Bullpen Spoils Utley’s Dramatic ReturnBREAKING NEWS, News, Phillies Thursday, June 28th, 2012
The second baseman made his long awaited return to Charlie Manuel’s lineup on Wednesday night, and made an instant impact by crushing a home run in his first at-bat of the season. Utley added two more singles to finish the game 3-5, and played a major role in the seven runs that the Philadelphia offense produced. The former All-Star said that he’s feels better than he has in some time, and is ready to make a serious impact the struggling ballclub. That was the good news.
The bad news is that the Phillies needed to fill a hole in the starting rotation after playing a doubleheader on Sunday (and no day off on Monday), and in lieu of calling up a spot-starter from the minor leagues, Charlie Manuel’s staff concluded that the best option was to ask one of baseball’s most undependable bullpens to throw all nine innings. Sure enough, the plan backfired and turned a winnable game into a loss.
Wednesday’s game fully displayed just how dreadful the Phillies’ bullpen really is. The group is unreliable at best, with literally half of its members unworthy of a spot on a major league roster. They finished Wednesday’s loss by giving up a collective 11 runs on 14 hits.
Raul Valdes got the call to start the game. The lefty pitched a clean first inning, but made a critical mistake in the top of the second. He hung an 88 mph fastball over the plate to Pittsburgh’s Mike McKenry, who crushed a home run with two on and two out to give the Pirates the lead. Valdes elected to go after McKenry instead of pitching around him, and trying to get pitcher James McDonald, who was on deck.
Valdes was relieved by the ineffective Joe Savery, who went on to give up five runs in his 2.2 innings of work. The young lefthander managed to pitch a scoreless third inning, but the Pirates quickly caught up to him and knocked him around for five runs on five hits and two walks.
Michael Schwimer and Jake Diekman were able to stop the bleeding, and kept the Pirates off of the scoreboard in the sixth and seventh innings. And while the two young pitchers did their jobs, the offense rallied for five runs in the same two innings to make it an 8-7 game entering the eighth inning.
And then along came Chad Qualls. The veteran had been on a bit of roll as of late, having not allowed a run in his last nine appearances. However, it would seem that the only thing that such a streak meant was that the former Padre was overdue for an implosion.
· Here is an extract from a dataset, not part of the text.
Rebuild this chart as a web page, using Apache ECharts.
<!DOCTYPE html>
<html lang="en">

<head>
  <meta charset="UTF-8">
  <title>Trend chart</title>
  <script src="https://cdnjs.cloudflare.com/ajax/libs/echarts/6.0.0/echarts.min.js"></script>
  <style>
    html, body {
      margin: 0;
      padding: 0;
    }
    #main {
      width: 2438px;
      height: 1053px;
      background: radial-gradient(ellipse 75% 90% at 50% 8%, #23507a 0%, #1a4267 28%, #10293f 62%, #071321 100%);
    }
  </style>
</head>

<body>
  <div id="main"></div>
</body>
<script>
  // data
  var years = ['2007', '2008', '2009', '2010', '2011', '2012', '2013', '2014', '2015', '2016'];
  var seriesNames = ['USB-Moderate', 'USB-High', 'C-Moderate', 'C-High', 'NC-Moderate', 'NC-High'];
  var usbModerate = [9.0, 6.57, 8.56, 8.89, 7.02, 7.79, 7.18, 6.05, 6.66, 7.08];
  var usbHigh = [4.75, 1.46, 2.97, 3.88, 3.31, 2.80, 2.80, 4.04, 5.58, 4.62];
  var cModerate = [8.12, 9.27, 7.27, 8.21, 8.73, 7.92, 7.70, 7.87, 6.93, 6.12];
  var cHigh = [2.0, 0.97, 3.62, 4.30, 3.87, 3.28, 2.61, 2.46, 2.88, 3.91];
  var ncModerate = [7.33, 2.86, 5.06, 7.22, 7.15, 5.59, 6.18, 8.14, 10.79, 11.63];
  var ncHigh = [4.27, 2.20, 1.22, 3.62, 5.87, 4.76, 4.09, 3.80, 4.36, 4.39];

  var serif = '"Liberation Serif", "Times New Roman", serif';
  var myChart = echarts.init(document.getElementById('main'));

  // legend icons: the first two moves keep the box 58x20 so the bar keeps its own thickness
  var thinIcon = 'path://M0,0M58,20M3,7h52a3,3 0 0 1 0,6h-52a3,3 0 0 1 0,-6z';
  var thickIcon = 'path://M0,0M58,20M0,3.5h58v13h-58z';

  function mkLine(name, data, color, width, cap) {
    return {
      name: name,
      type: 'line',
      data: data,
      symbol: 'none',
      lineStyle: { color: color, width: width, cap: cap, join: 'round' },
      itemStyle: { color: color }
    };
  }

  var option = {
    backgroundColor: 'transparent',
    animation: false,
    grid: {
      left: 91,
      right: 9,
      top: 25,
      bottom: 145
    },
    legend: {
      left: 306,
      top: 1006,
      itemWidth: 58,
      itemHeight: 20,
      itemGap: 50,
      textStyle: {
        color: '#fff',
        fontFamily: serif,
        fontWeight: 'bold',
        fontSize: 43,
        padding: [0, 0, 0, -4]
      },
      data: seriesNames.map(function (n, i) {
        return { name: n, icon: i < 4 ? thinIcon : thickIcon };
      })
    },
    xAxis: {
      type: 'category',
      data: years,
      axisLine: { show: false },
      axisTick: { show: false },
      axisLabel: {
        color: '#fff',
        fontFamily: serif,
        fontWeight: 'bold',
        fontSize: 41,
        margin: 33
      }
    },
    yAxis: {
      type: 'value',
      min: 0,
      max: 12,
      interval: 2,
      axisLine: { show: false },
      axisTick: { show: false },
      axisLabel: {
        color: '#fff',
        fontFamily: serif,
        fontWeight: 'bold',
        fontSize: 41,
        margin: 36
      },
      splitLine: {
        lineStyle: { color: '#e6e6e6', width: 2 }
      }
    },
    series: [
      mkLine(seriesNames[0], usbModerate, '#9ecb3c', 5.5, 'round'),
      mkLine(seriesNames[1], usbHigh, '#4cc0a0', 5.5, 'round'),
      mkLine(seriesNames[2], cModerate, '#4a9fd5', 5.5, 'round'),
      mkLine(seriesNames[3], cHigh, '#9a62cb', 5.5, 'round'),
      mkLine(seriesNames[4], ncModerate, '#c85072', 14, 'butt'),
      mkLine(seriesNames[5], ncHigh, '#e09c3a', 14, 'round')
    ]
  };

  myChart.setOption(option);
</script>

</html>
He destroyed any thoughts the Phillies had of completing a comeback last night by allowing three runs on three hits (including a two-run home run to Andrew McCutchen).
The way the bullpen has struggled this season, its been a miracle if Manuel can get two quality innings a night from them. The Phillies could have gotten away with a bullpen game a couple of years ago when they were stocked with reliable arms like Chan Ho Park, Chad Durbin, Scott Eyre, Ryan Madson, and Brad Lidge. But this is a completely different unit, and the cupboard is now bare. To expect this group to play a full nine innings and even keep the team in the game was a major stretch. By asking the bullpen to pitch an entire game, the Phillies sentenced themselves to a loss before they even took the field.